According to a well-known US bishop, dumbing down the Catholic Church by making it more simple and appealing to the mainstream culture has proved disastrous.
In his Sunday sermon, Bishop Robert Barron said, “Dumbed down Catholicism has not helped evangelisation. Quite the contrary, we did this to ourselves”.
The bishop is a controversial figure on both the secular left and right for his nonpartisan ethical advice and largely apolitical social advocacy.
Barron, 62, of the Dioceses of Winona-Rochester, is the most widely-followed online Catholic cleric in the country aside from Pope Francis. His public influence stretches worldwide via his books, videos, radio shows and documentaries with his Word on Fire ministries.
“So, in a way, we met the enemy, and it’s us. We did such a bad job as teaching our faith and making it beautiful and making it intellectually compelling,” Barron told Fox News Digital in an exclusive interview.
“Many of the disaffiliated [Christians who left their church and no longer claim religious affiliation] have said, ‘I never got my questions answered. I had all kinds of questions. I never got good answers'”.

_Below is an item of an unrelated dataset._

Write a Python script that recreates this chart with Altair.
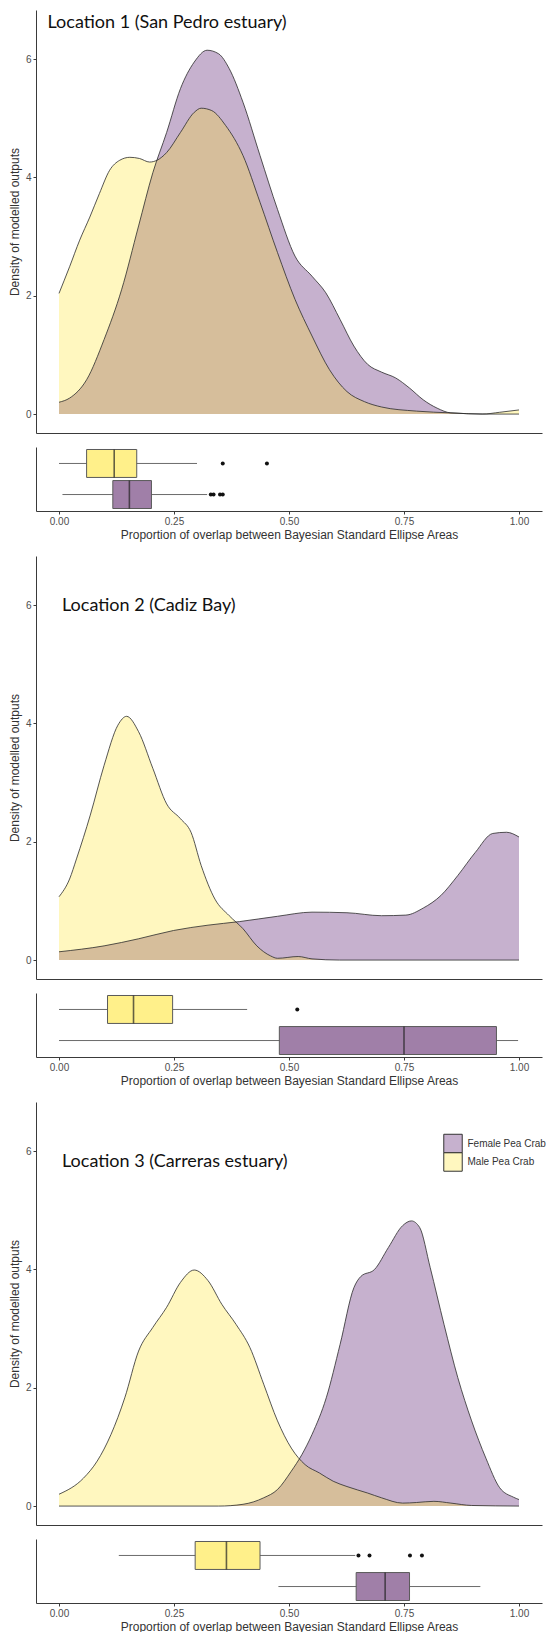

Barron blamed the continuing decline of church attendance — at least in the Catholic rite — on weak spiritual education and a disordered emphasis on approachability.
He said, “We reduced religion — often to feel good — to ethics.”
Many traditionalist Catholics point to Vatican II as a reason for the decay in Catholic theological education.
Changes at Vatican II included dropping the requirement for masses to be said in Latin, a greater emphasis on church community, and modifying the liturgy to allow greater participation from the pews.
Barron dismisses critics of the council, saying instead that the damage was done after the council when priests and prelates failed to implement its ideas intelligently.
“[The errors occurred] after the council, not because of the council,” Barron said. “It was a pastoral disaster.”
In an attempt to reorient the church for the modern times, Barron argues too much emphasis was put on the temporal works of charity and justice — but at the cost of the crucial necessity of theology.
“The church was often reduced to ethics and more precisely, to social justice. Nothing wrong with ethics or social justice, but it was a kind of reductionism and the doctrinal element was underplayed,” Barron continued. “A caving in to the very relativistic culture held sway. So that’s been a problem for a long time.”